--- Begin Data segment ---

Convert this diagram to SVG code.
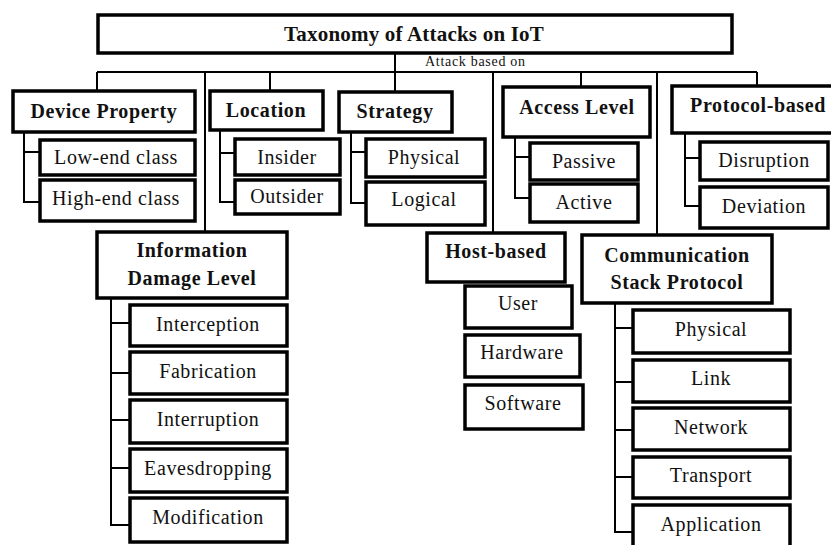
<svg xmlns="http://www.w3.org/2000/svg" width="831" height="545" viewBox="0 0 831 545">
<style>
.box{fill:#fff;stroke:#000;stroke-width:3.5}
.ln{fill:none;stroke:#000;stroke-width:2}
.t{font-size:21px;font-weight:bold;letter-spacing:0.2px}
.h{font-size:20px;font-weight:bold;letter-spacing:0.6px}
.c{font-size:20px;letter-spacing:0.6px}
.s{font-size:14px;letter-spacing:0.7px}
</style>
<rect width="831" height="545" fill="#fff"/>
<g id="connectors">
<path class="ln" d="M395,53V72M97,72H757M97,72V91M205,72V232M270,72V91M395,72V92M493,72V233M581,72V87M657,72V235M757,72V86"/>
<path class="ln" d="M24,132V202H40M24,152H40"/>
<path class="ln" d="M220,130V202H235M220,153H235"/>
<path class="ln" d="M351,132V203H366M351,152H366"/>
<path class="ln" d="M515,137V198H530M515,157H530"/>
<path class="ln" d="M685,133V206H700M685,158H700"/>
<path class="ln" d="M111,298V525H130M111,323H130M111,373H130M111,420H130M111,468H130"/>
<path class="ln" d="M615,303V532H633M615,328H633M615,382H633M615,430H633M615,477H633"/>
</g>
<g font-family="Liberation Serif, Times New Roman, serif" fill="#111" text-anchor="middle">
<g id="title"><rect class="box" x="98" y="15" width="634" height="38"/><text class="t" x="414" y="41">Taxonomy of Attacks on IoT</text></g>
<text class="s" x="425" y="66" text-anchor="start">Attack based on</text>
<g id="device-property"><rect class="box" x="13" y="91" width="182" height="41"/><text class="h" x="104" y="118">Device Property</text></g>
<g id="low-end"><rect class="box" x="40" y="140" width="155" height="35"/><text class="c" x="116" y="164">Low-end class</text></g>
<g id="high-end"><rect class="box" x="40" y="180" width="155" height="41"/><text class="c" x="116" y="205">High-end class</text></g>
<g id="location"><rect class="box" x="210" y="91" width="113" height="39"/><text class="h" x="266" y="117">Location</text></g>
<g id="insider"><rect class="box" x="235" y="139" width="105" height="36"/><text class="c" x="287" y="164">Insider</text></g>
<g id="outsider"><rect class="box" x="235" y="180" width="105" height="34"/><text class="c" x="287" y="203">Outsider</text></g>
<g id="strategy"><rect class="box" x="339" y="92" width="113" height="40"/><text class="h" x="395" y="118">Strategy</text></g>
<g id="physical-s"><rect class="box" x="366" y="139" width="119" height="38"/><text class="c" x="424" y="164">Physical</text></g>
<g id="logical"><rect class="box" x="366" y="182" width="119" height="43"/><text class="c" x="424" y="206">Logical</text></g>
<g id="access-level"><rect class="box" x="503" y="87" width="147" height="50"/><text class="h" x="577" y="114">Access Level</text></g>
<g id="passive"><rect class="box" x="530" y="143" width="108" height="37"/><text class="c" x="584" y="168">Passive</text></g>
<g id="active"><rect class="box" x="530" y="184" width="108" height="38"/><text class="c" x="584" y="209">Active</text></g>
<g id="protocol-based"><rect class="box" x="672" y="86" width="165" height="47"/><text class="h" x="758" y="112">Protocol-based</text></g>
<g id="disruption"><rect class="box" x="700" y="142" width="128" height="38"/><text class="c" x="764" y="167">Disruption</text></g>
<g id="deviation"><rect class="box" x="700" y="187" width="128" height="41"/><text class="c" x="764" y="213">Deviation</text></g>
<g id="info-damage"><rect class="box" x="97" y="232" width="190" height="66"/><text class="h" x="192" y="257">Information</text><text class="h" x="192" y="285">Damage Level</text></g>
<g id="interception"><rect class="box" x="130" y="305" width="157" height="41"/><text class="c" x="208" y="331">Interception</text></g>
<g id="fabrication"><rect class="box" x="130" y="352" width="157" height="42"/><text class="c" x="208" y="378">Fabrication</text></g>
<g id="interruption"><rect class="box" x="130" y="400" width="157" height="43"/><text class="c" x="208" y="426">Interruption</text></g>
<g id="eavesdropping"><rect class="box" x="130" y="449" width="157" height="43"/><text class="c" x="208" y="475">Eavesdropping</text></g>
<g id="modification"><rect class="box" x="130" y="498" width="157" height="44"/><text class="c" x="208" y="524">Modification</text></g>
<g id="host-based"><rect class="box" x="427" y="233" width="138" height="49"/><text class="h" x="496" y="258">Host-based</text></g>
<g id="user"><rect class="box" x="465" y="286" width="107" height="42"/><text class="c" x="518" y="310">User</text></g>
<g id="hardware"><rect class="box" x="465" y="335" width="115" height="42"/><text class="c" x="522" y="359">Hardware</text></g>
<g id="software"><rect class="box" x="465" y="385" width="118" height="44"/><text class="c" x="523" y="410">Software</text></g>
<g id="comm-stack"><rect class="box" x="582" y="235" width="190" height="68"/><text class="h" x="677" y="262">Communication</text><text class="h" x="677" y="289">Stack Protocol</text></g>
<g id="physical-c"><rect class="box" x="633" y="310" width="157" height="43"/><text class="c" x="711" y="336">Physical</text></g>
<g id="link"><rect class="box" x="633" y="360" width="157" height="42"/><text class="c" x="711" y="385">Link</text></g>
<g id="network"><rect class="box" x="633" y="408" width="157" height="42"/><text class="c" x="711" y="434">Network</text></g>
<g id="transport"><rect class="box" x="633" y="457" width="157" height="41"/><text class="c" x="711" y="482">Transport</text></g>
<g id="application"><rect class="box" x="633" y="505" width="157" height="45"/><text class="c" x="711" y="531">Application</text></g>
</g>
</svg>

--- End Data segment ---

Description of the task - Keep every word of the data as it is when you write it out, but drop the pictures.

Right answer -
Convert this diagram to SVG code.
<svg xmlns="http://www.w3.org/2000/svg" width="831" height="545" viewBox="0 0 831 545">
<style>
.box{fill:#fff;stroke:#000;stroke-width:3.5}
.ln{fill:none;stroke:#000;stroke-width:2}
.t{font-size:21px;font-weight:bold;letter-spacing:0.2px}
.h{font-size:20px;font-weight:bold;letter-spacing:0.6px}
.c{font-size:20px;letter-spacing:0.6px}
.s{font-size:14px;letter-spacing:0.7px}
</style>
<rect width="831" height="545" fill="#fff"/>
<g id="connectors">
<path class="ln" d="M395,53V72M97,72H757M97,72V91M205,72V232M270,72V91M395,72V92M493,72V233M581,72V87M657,72V235M757,72V86"/>
<path class="ln" d="M24,132V202H40M24,152H40"/>
<path class="ln" d="M220,130V202H235M220,153H235"/>
<path class="ln" d="M351,132V203H366M351,152H366"/>
<path class="ln" d="M515,137V198H530M515,157H530"/>
<path class="ln" d="M685,133V206H700M685,158H700"/>
<path class="ln" d="M111,298V525H130M111,323H130M111,373H130M111,420H130M111,468H130"/>
<path class="ln" d="M615,303V532H633M615,328H633M615,382H633M615,430H633M615,477H633"/>
</g>
<g font-family="Liberation Serif, Times New Roman, serif" fill="#111" text-anchor="middle">
<g id="title"><rect class="box" x="98" y="15" width="634" height="38"/><text class="t" x="414" y="41">Taxonomy of Attacks on IoT</text></g>
<text class="s" x="425" y="66" text-anchor="start">Attack based on</text>
<g id="device-property"><rect class="box" x="13" y="91" width="182" height="41"/><text class="h" x="104" y="118">Device Property</text></g>
<g id="low-end"><rect class="box" x="40" y="140" width="155" height="35"/><text class="c" x="116" y="164">Low-end class</text></g>
<g id="high-end"><rect class="box" x="40" y="180" width="155" height="41"/><text class="c" x="116" y="205">High-end class</text></g>
<g id="location"><rect class="box" x="210" y="91" width="113" height="39"/><text class="h" x="266" y="117">Location</text></g>
<g id="insider"><rect class="box" x="235" y="139" width="105" height="36"/><text class="c" x="287" y="164">Insider</text></g>
<g id="outsider"><rect class="box" x="235" y="180" width="105" height="34"/><text class="c" x="287" y="203">Outsider</text></g>
<g id="strategy"><rect class="box" x="339" y="92" width="113" height="40"/><text class="h" x="395" y="118">Strategy</text></g>
<g id="physical-s"><rect class="box" x="366" y="139" width="119" height="38"/><text class="c" x="424" y="164">Physical</text></g>
<g id="logical"><rect class="box" x="366" y="182" width="119" height="43"/><text class="c" x="424" y="206">Logical</text></g>
<g id="access-level"><rect class="box" x="503" y="87" width="147" height="50"/><text class="h" x="577" y="114">Access Level</text></g>
<g id="passive"><rect class="box" x="530" y="143" width="108" height="37"/><text class="c" x="584" y="168">Passive</text></g>
<g id="active"><rect class="box" x="530" y="184" width="108" height="38"/><text class="c" x="584" y="209">Active</text></g>
<g id="protocol-based"><rect class="box" x="672" y="86" width="165" height="47"/><text class="h" x="758" y="112">Protocol-based</text></g>
<g id="disruption"><rect class="box" x="700" y="142" width="128" height="38"/><text class="c" x="764" y="167">Disruption</text></g>
<g id="deviation"><rect class="box" x="700" y="187" width="128" height="41"/><text class="c" x="764" y="213">Deviation</text></g>
<g id="info-damage"><rect class="box" x="97" y="232" width="190" height="66"/><text class="h" x="192" y="257">Information</text><text class="h" x="192" y="285">Damage Level</text></g>
<g id="interception"><rect class="box" x="130" y="305" width="157" height="41"/><text class="c" x="208" y="331">Interception</text></g>
<g id="fabrication"><rect class="box" x="130" y="352" width="157" height="42"/><text class="c" x="208" y="378">Fabrication</text></g>
<g id="interruption"><rect class="box" x="130" y="400" width="157" height="43"/><text class="c" x="208" y="426">Interruption</text></g>
<g id="eavesdropping"><rect class="box" x="130" y="449" width="157" height="43"/><text class="c" x="208" y="475">Eavesdropping</text></g>
<g id="modification"><rect class="box" x="130" y="498" width="157" height="44"/><text class="c" x="208" y="524">Modification</text></g>
<g id="host-based"><rect class="box" x="427" y="233" width="138" height="49"/><text class="h" x="496" y="258">Host-based</text></g>
<g id="user"><rect class="box" x="465" y="286" width="107" height="42"/><text class="c" x="518" y="310">User</text></g>
<g id="hardware"><rect class="box" x="465" y="335" width="115" height="42"/><text class="c" x="522" y="359">Hardware</text></g>
<g id="software"><rect class="box" x="465" y="385" width="118" height="44"/><text class="c" x="523" y="410">Software</text></g>
<g id="comm-stack"><rect class="box" x="582" y="235" width="190" height="68"/><text class="h" x="677" y="262">Communication</text><text class="h" x="677" y="289">Stack Protocol</text></g>
<g id="physical-c"><rect class="box" x="633" y="310" width="157" height="43"/><text class="c" x="711" y="336">Physical</text></g>
<g id="link"><rect class="box" x="633" y="360" width="157" height="42"/><text class="c" x="711" y="385">Link</text></g>
<g id="network"><rect class="box" x="633" y="408" width="157" height="42"/><text class="c" x="711" y="434">Network</text></g>
<g id="transport"><rect class="box" x="633" y="457" width="157" height="41"/><text class="c" x="711" y="482">Transport</text></g>
<g id="application"><rect class="box" x="633" y="505" width="157" height="45"/><text class="c" x="711" y="531">Application</text></g>
</g>
</svg>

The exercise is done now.